Consumers still feel comfortable picking up prescriptions at pharmacies, survey says

The pandemic has not significantly shaped Americans' feelings about in-person pharmacy visits, according to survey responses released May 21 by the Alliance of Community Health Plans.

The survey, which involved 1,263 adults from ages 18 to 74, found that 41 percent of respondents had delayed nonemergency healthcare appointments and 42 percent felt uncomfortable visiting the hospital for treatment. 

However, the survey also revealed the following insights about respondents' attitudes toward pharmacies during the pandemic:

  • Forty-nine percent reported feeling "very comfortable" picking up prescriptions at their pharmacy and speaking with their pharmacists.  

  • Forty-seven percent received a new prescription in the last 90 days.

  • Ninety percent of respondents who received a new prescription in the last 90 days did so at a local retail pharmacy. 
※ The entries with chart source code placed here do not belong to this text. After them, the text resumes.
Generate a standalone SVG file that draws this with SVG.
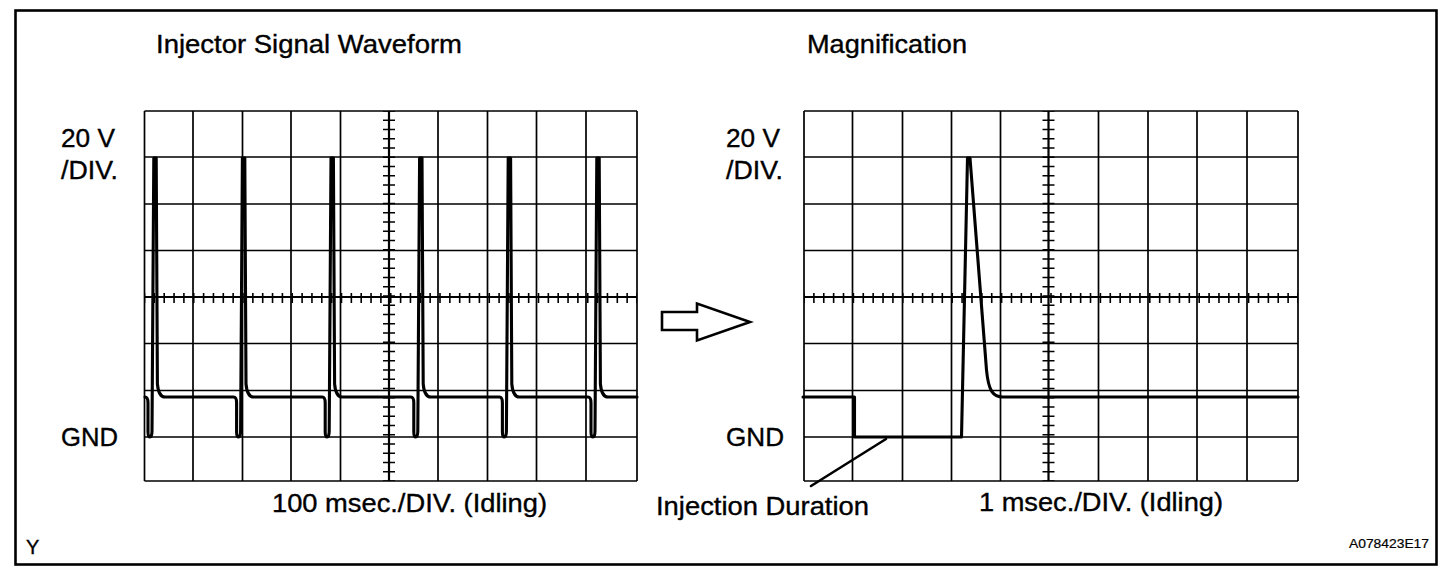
<svg xmlns="http://www.w3.org/2000/svg" width="1456" height="570" viewBox="0 0 1456 570">
<style>
.lbl{font-family:"Liberation Sans",Arial,Helvetica,sans-serif;font-size:25px;fill:#000;stroke:#000;stroke-width:0.35}
.grid{fill:none;stroke:#000;stroke-width:1.7}
.axis{fill:none;stroke:#000;stroke-width:2.2}
.tickv{fill:none;stroke:#000;stroke-width:12;stroke-dasharray:1.6 7.65;stroke-dashoffset:0.8}
.wave{fill:none;stroke:#000;stroke-width:3.1;stroke-linejoin:round;stroke-linecap:round}
.lead{fill:none;stroke:#000;stroke-width:2.6;stroke-linecap:round}
</style>
<rect width="1456" height="570" fill="#fff"/>
<rect x="15.5" y="10.5" width="1421" height="554" fill="none" stroke="#000" stroke-width="2.6"/>

<g id="left-scope">
  <text class="lbl" x="156" y="53" textLength="306" lengthAdjust="spacingAndGlyphs">Injector Signal Waveform</text>
  <text class="lbl" x="61" y="147" textLength="54" lengthAdjust="spacingAndGlyphs">20 V</text>
  <text class="lbl" x="61" y="179" textLength="57" lengthAdjust="spacingAndGlyphs">/DIV.</text>
  <text class="lbl" x="61" y="446" textLength="57" lengthAdjust="spacingAndGlyphs">GND</text>
  <text class="lbl" x="272" y="512" textLength="275" lengthAdjust="spacingAndGlyphs">100 msec./DIV. (Idling)</text>
  <path class="grid" d="M144.5,111V481M193,111V481M242.5,111V481M291,111V481M340.5,111V481M438,111V481M487.5,111V481M536.5,111V481M586,111V481M637,111V481M144.5,111H637M144.5,157H637M144.5,204H637M144.5,250.5H637M144.5,343.5H637M144.5,390.5H637M144.5,437H637M144.5,481H637"/>
  <path class="axis" d="M389,111V481M144.5,297H637"/>
  <line class="tickv" x1="389" y1="111" x2="389" y2="481"/>
  <line class="tickv" x1="144.5" y1="298" x2="637" y2="298" style="stroke-width:10;stroke-dasharray:1.6 8.25"/>
  <path class="wave" d="M145,397 Q148,397 148,403 L148,432 Q148,437 150,437 Q152,437 152,431 L153.8,158 L156.2,158 L157.4,384 Q158.6,397 165,397
  L233.6,397 Q236.6,397 236.6,403 L236.6,432 Q236.6,437 238.6,437 Q240.6,437 240.6,431 L242.4,158 L244.8,158 L246,384 Q247.2,397 253.6,397
  L322.2,397 Q325.2,397 325.2,403 L325.2,432 Q325.2,437 327.2,437 Q329.2,437 329.2,431 L331,158 L333.4,158 L334.6,384 Q335.8,397 342.2,397
  L410.8,397 Q413.8,397 413.8,403 L413.8,432 Q413.8,437 415.8,437 Q417.8,437 417.8,431 L419.6,158 L422,158 L423.2,384 Q424.4,397 430.8,397
  L499.4,397 Q502.4,397 502.4,403 L502.4,432 Q502.4,437 504.4,437 Q506.4,437 506.4,431 L508.2,158 L510.6,158 L511.8,384 Q513,397 519.4,397
  L588,397 Q591,397 591,403 L591,432 Q591,437 593,437 Q595,437 595,431 L596.8,158 L599.2,158 L600.4,384 Q601.6,397 608,397 L637,397"/>
</g>

<g id="arrow">
  <polygon points="662,312 697,312 697,303.5 750,322 697,340.5 697,330 662,330" fill="#fff" stroke="#000" stroke-width="2.6"/>
</g>

<g id="right-scope">
  <text class="lbl" x="807" y="53" textLength="160" lengthAdjust="spacingAndGlyphs">Magnification</text>
  <text class="lbl" x="726" y="147" textLength="54" lengthAdjust="spacingAndGlyphs">20 V</text>
  <text class="lbl" x="726" y="179" textLength="57" lengthAdjust="spacingAndGlyphs">/DIV.</text>
  <text class="lbl" x="726" y="446" textLength="58" lengthAdjust="spacingAndGlyphs">GND</text>
  <text class="lbl" x="979" y="511" textLength="244" lengthAdjust="spacingAndGlyphs">1 msec./DIV. (Idling)</text>
  <path class="grid" d="M804,111V481M852.5,111V481M902.5,111V481M951.5,111V481M1000.5,111V481M1098.5,111V481M1148,111V481M1197,111V481M1247,111V481M1298,111V481M804,111H1298M804,157H1298M804,204H1298M804,250.5H1298M804,343.5H1298M804,390.5H1298M804,437H1298M804,481H1298"/>
  <path class="axis" d="M1048.5,111V481M804,297H1298"/>
  <line class="tickv" x1="1048.5" y1="111" x2="1048.5" y2="481"/>
  <line class="tickv" x1="804" y1="298" x2="1298" y2="298" style="stroke-width:10;stroke-dasharray:1.6 8.28"/>
  <path class="wave" d="M803,397 L854.5,397 L854.5,437 L961.5,437 L967.5,158 L970,158 L986.5,370 C988.5,391 993,397 1003,397 L1298,397"/>
</g>

<g id="injection-duration">
  <text class="lbl" x="656" y="515" textLength="213" lengthAdjust="spacingAndGlyphs">Injection Duration</text>
</g>

<g id="connectors">
  <line class="lead" x1="811" y1="486" x2="886" y2="439"/>
</g>

<g id="corner-labels">
  <text class="lbl" x="26" y="554" style="font-size:20px">Y</text>
  <text class="lbl" x="1349" y="548" style="font-size:12.5px;stroke-width:0.2" textLength="80" lengthAdjust="spacingAndGlyphs">A078423E17</text>
</g>
</svg>
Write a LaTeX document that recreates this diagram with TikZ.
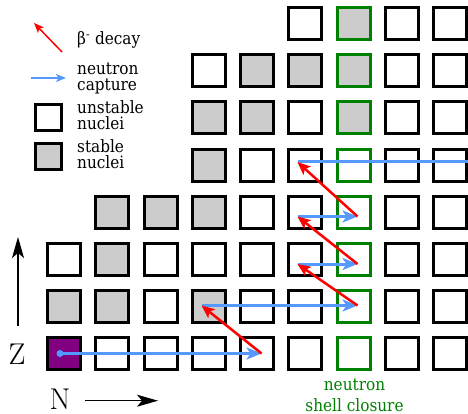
\documentclass[tikz,border=0pt]{standalone}
\usepackage{fontspec}
\newfontfamily\lbl{DejaVu Serif Condensed}
\usetikzlibrary{arrows.meta}
\definecolor{nucgray}{RGB}{204,204,204}
\definecolor{shellgreen}{RGB}{0,128,0}
\definecolor{capblue}{RGB}{85,153,255}
\definecolor{nucpurple}{RGB}{128,0,128}
\begin{document}
\begin{tikzpicture}[x=1pt,y=-1pt,
  cellw/.style={draw=black, line width=3pt, minimum width=33pt, minimum height=32pt, inner sep=0pt, fill=white},
  cellg/.style={cellw, fill=nucgray},
  cellp/.style={cellw, fill=nucpurple},
  cellW/.style={cellw, draw=shellgreen},
  cellG/.style={cellg, draw=shellgreen},
  legcell/.style={draw=black, line width=3pt, minimum size=26pt, inner sep=0pt},
  betaarr/.style={draw=red, line width=2.5pt, -{Stealth[length=13pt,width=11pt,inset=3pt]}},
  captarr/.style={draw=capblue, line width=3pt, -{Stealth[length=15pt,width=12pt,inset=4pt]}},
  legbeta/.style={draw=red, line width=1.5pt, -{Stealth[length=10pt,width=8pt,inset=2.5pt]}},
  legcapt/.style={draw=capblue, line width=1.5pt, -{Stealth[length=10pt,width=8pt,inset=2.5pt]}},
  lbltext/.style={font=\lbl\fontsize{17}{17}\selectfont, inner sep=0pt},
  axisarr/.style={line width=1.5pt, -{Stealth[length=21pt,width=12pt,inset=5pt]}},
  axislbl/.style={font=\fontsize{30}{30}\selectfont, inner sep=0pt},
]
\useasboundingbox (0,0) rectangle (468,414);

% chart of nuclides: column = N, row = Z
\foreach \c/\r/\t in {
  0/0/p, 1/0/w, 2/0/w, 3/0/w, 4/0/w, 5/0/w, 6/0/W, 7/0/w, 8/0/w,
  0/1/g, 1/1/g, 2/1/w, 3/1/g, 4/1/w, 5/1/w, 6/1/W, 7/1/w, 8/1/w,
  0/2/w, 1/2/g, 2/2/w, 3/2/w, 4/2/w, 5/2/w, 6/2/W, 7/2/w, 8/2/w,
  1/3/g, 2/3/g, 3/3/g, 4/3/w, 5/3/w, 6/3/W, 7/3/w, 8/3/w,
  3/4/g, 4/4/w, 5/4/w, 6/4/W, 7/4/w, 8/4/w,
  3/5/g, 4/5/g, 5/5/w, 6/5/G, 7/5/w, 8/5/w,
  3/6/w, 4/6/g, 5/6/g, 6/6/G, 7/6/w, 8/6/w,
  5/7/w, 6/7/G, 7/7/w, 8/7/w}
  \node[cell\t] (n-\c-\r) at ({64+48.25*\c},{353.5-47.1*\r}) {};

% s-process path
\coordinate (p0) at (60,353.5);
\coordinate (a1) at (261.5,353.5);
\coordinate (b1) at (201.5,305.5);
\coordinate (c1) at (357.5,305.5);
\coordinate (b2) at (297.5,264);
\coordinate (c2) at (357.5,264);
\coordinate (b3) at (297.5,216.5);
\coordinate (c3) at (357.5,216.5);
\coordinate (b4) at (297.5,162);
\coordinate (e4) at (468,162);

\fill[capblue] (p0) circle (3.5pt);
\draw[captarr] (p0) -- (a1);
\draw[captarr] (b1) -- (c1);
\draw[captarr] (b2) -- (c2);
\draw[captarr] (b3) -- (c3);
\draw[capblue, line width=3pt] (b4) -- (e4);
\draw[betaarr] (a1) -- (b1);
\draw[betaarr] (c1) -- (b2);
\draw[betaarr] (c2) -- (b3);
\draw[betaarr] (c3) -- (b4);

% legend
\coordinate (lb1) at (62,52);
\coordinate (lb2) at (34,23);
\coordinate (lc1) at (31,78);
\coordinate (lc2) at (66,78);
\draw[legbeta] (lb1) -- (lb2);
\draw[legcapt] (lc1) -- (lc2);
\node[legcell, fill=white] (lu) at (48.5,117.5) {};
\node[legcell, fill=nucgray] (ls) at (48.5,156.5) {};
\node[lbltext, anchor=base west] (t1) at (77,45) {β\textsuperscript{-} decay};
\node[lbltext, anchor=base west] (t2) at (77,75) {neutron};
\node[lbltext, anchor=base west] (t3) at (77,90.5) {capture};
\node[lbltext, anchor=base west] (t4) at (77,113.5) {unstable};
\node[lbltext, anchor=base west] (t5) at (77,130) {nuclei};
\node[lbltext, anchor=base west] (t6) at (77,152.5) {stable};
\node[lbltext, anchor=base west] (t7) at (77,168.5) {nuclei};

% shell closure label
\node[lbltext, text=shellgreen, anchor=base] (g1) at (354.5,390) {neutron};
\node[lbltext, text=shellgreen, anchor=base] (g2) at (354.5,411.5) {shell closure};

% axes
\coordinate (zb) at (18,326);
\coordinate (zt) at (18,237);
\coordinate (nl) at (85,400.7);
\coordinate (nr) at (158,400.7);
\draw[axisarr] (zb) -- (zt);
\draw[axisarr] (nl) -- (nr);
\node[axislbl] (zl) at (17,354) {Z};
\node[axislbl] (nlab) at (60,399.5) {N};
\end{tikzpicture}
\end{document}
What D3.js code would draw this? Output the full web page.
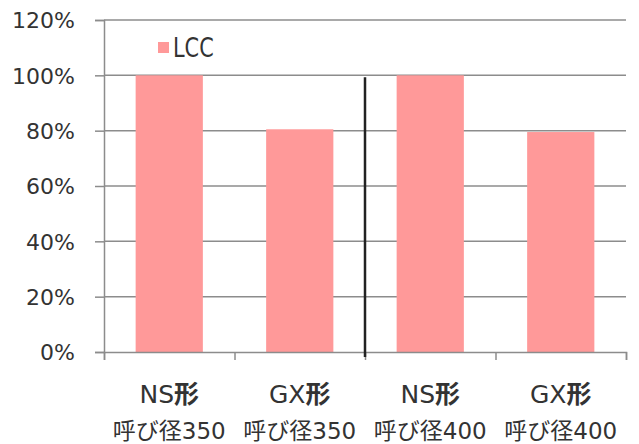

  • Thirty-nine percent of respondents reported feeling comfortable undergoing COVID-19 testing at a pharmacy.

  • Twenty-four percent used a mail-order pharmacy service in the last 90 days.

  • Nine percent used their local pharmacy's home delivery service in the last 90 days.

"This consumer confidence presents an enormous opportunity for pharmacists to support a strained health care system because the same consumers are delaying visits with other health care providers due to safety concerns," Susan Cantrell, CEO of AMCP, said in a news release.